Another evening, another false start, and for Abhishek Sharma the World Cup has begun to feel like a corridor with no doors. Three innings, three ducks and one match missed due to illness. Numbers so stark they no longer need context. This latest one — a third-ball dismissal to Aryan Dutt of the Netherlands, leg stump uprooted, a swipe that arrived too early and too hard — did more than just put India at 0 for 1. It shifted the emotional tempo of the innings before it had even found a pulse.
Abhishek is not just another top-order batter, he is meant to be ignition. He is meant to take the new ball and bend it, to impose tempo on a fielding side still settling into its angles and lengths. When he fails, especially in this abject fashion — early, abrupt, almost impatiently and now looks, regularly — India lose more than a wicket.
They lose momentum and growth. This is what makes the sequence so unsettling. It isn’t merely that he is getting out. It is the pattern of dismissal, the repetition of the same hurried note. A push at the ball too soon. A swipe born of anxiety rather than calculation. The sense of a player trying to outrun a lean patch rather than bat through it.
Against stronger sides, like South Africa waiting in the wings for a much more important match, that will cost India control. Against minnows, it costs authority but nothing else. India’s batting template in this tournament has been built around early dominance — a platform that allows the middle order to play with range and imagination. But 0 for 1 inside the first over alters the geometry immediately.
The field comes in, the bowlers smell hesitation, and suddenly the innings is not being dictated — it is being negotiated. You could see it in the body language that followed this latestdismissal. The brief stillness. The slight tightening of shoulders.
The awareness that what should have been a free-flowing start now required repair work. And that is the quiet danger of Abhishek’s run of ducks — it remove runs and redistributes pressure. There is, of course, a longer view to be taken. Abhishek’s rise has been built on fearless strokeplay, on the very instinct that now seems to be misfiring. Players like him rarely correct course by becoming cautious.

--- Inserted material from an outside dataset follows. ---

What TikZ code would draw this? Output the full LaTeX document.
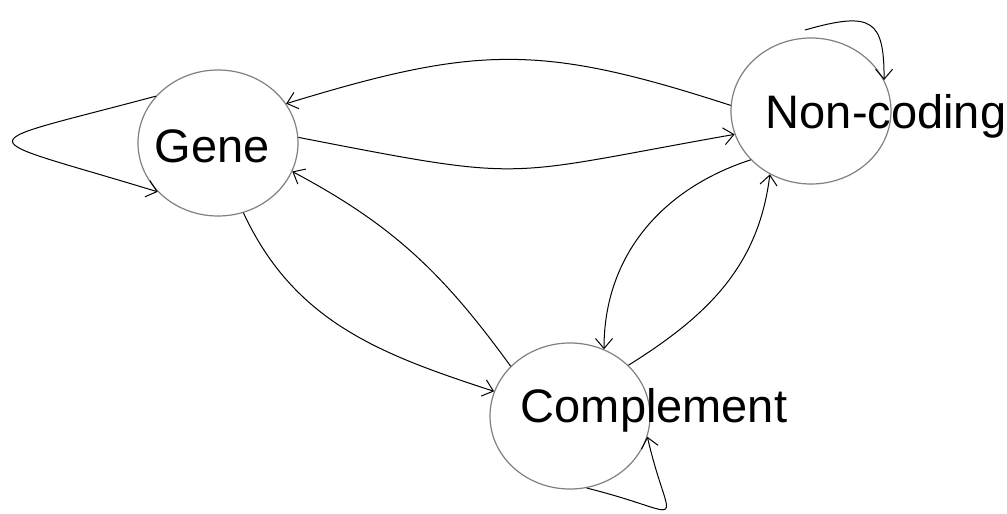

They find rhythm by rediscovering clarity. But World Cups are impatient places. They don’t wait for rediscovery. For India, the question is becoming less about form and more about timing. How long can the team afford to absorb these early blows before it begins to dent their larger campaign? In a short tournament, momentum is a currency you cannot squander repeatedly.
For Abhishek, it is simpler and harder at once. One run. One clean contact. One innings that lasts beyond the first few balls. That is all it might take to break the bad spell. But until that comes, every walk to the crease carries the weight of the last three. Three innings. Three ducks. And a powerplay that gets stymied defeating original strategy.